Tuesday, 13 December 2016

Select Committee on Housing, Planning, Community and Local Government

Planning and Development (Housing) and Residential Tenancies Bill 2016: Committee Stage (Resumed)

2:10 pm

Photo of Eoin Ó BroinEoin Ó Broin (Dublin Mid West, Sinn Fein) | Oireachtas source

When I break my own rules on acronyms, it always goes wrong. I meant the Ireland Strategic Investment Fund. A 4% annual return is reasonable. From what I can see, the Minister has not provided for 4% annual return. It is 4% in the first year, effectively 8% from base point in the second year and 12% in the third year. So it is a significantly higher level once a landlord passes that third year. This assumes that landlords in Dublin and Cork do as we expect them to do, which is to take the full 4%.

In a market where the landlords and in particular the investors are already getting a healthy return, they are getting a further rate of return well above what other investors in other areas of activity would get. I do not understand the logic for that and I ask the Minister to explain it to me.

In addition a significant portion of renters simply cannot afford more rent. While on paper 4% sounds better than 8%, or 12% over three years is better than the 26% over two years that Davy estimated, if the Minister is going to facilitate that additional cost, it has a big financial implication for families. For example, a family renting the average family home in Dublin at €1,500, would have to pay an extra €4,500 over the three years.

In arguing against using the consumer price index, the Minister said that part of the problem is that it would not allow any rent increases. That is precisely the point. These families cannot take any extra rent increase. At a time when the market is already providing healthy yields, I do not understand. In the Second Stage debate I heard the general argument. However, based on the detail of what the Minister announced today, I do not accept the logic of it. I do not see evidence that a more constraining approach to rent inflation would have any negative impact on either existing levels of stock in the rental sector or future levels of investment.

I am also very concerned that by starting with Dublin city and county, and Cork, significant portions of the State are left out. I know the Minister has a mechanism in there, but for those other geographical areas to qualify for the scheme, their rents will have to increase to the rates in Dublin and Cork, which means that those people will have to suffer the more dramatic rent increases that people in Dublin and Cork have experienced in recent years and then be hit with a further 12% in three years.

I am expressing frustration. I know it is Fine Gael and that party does not like intervention in the market. If Deputy Noonan were not Minister for Finance, I am sure the Minister, Deputy Coveney, could get a better deal than the one he got.

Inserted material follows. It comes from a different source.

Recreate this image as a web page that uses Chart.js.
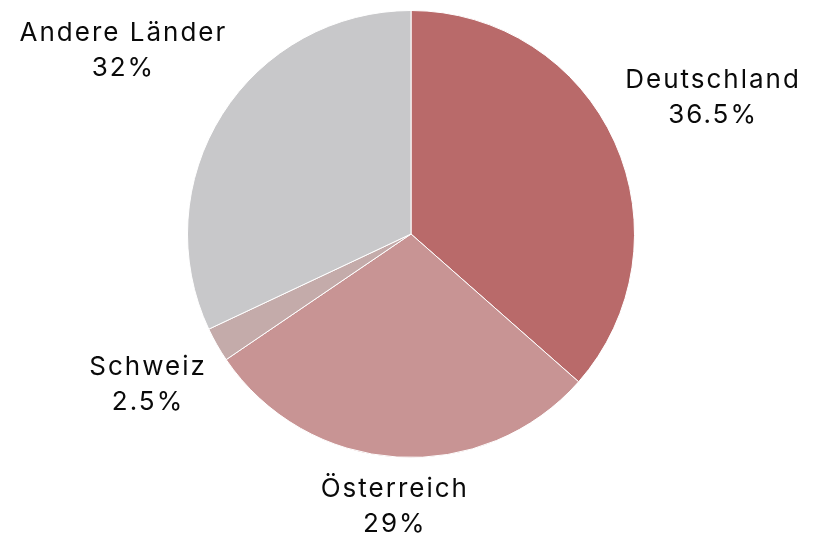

However, based on the Minister's figures, this is a really bad deal for struggling renters and a really good deal for institutional investors. I will, therefore, press the amendment, although I do not want to get into the detail because we have already had that discussion. If the consumer price index is not the right index, that is fine, but this is not the right mechanism either. It will not provide the relief for struggling renting families or individuals that the Minister claimed today at the press conference.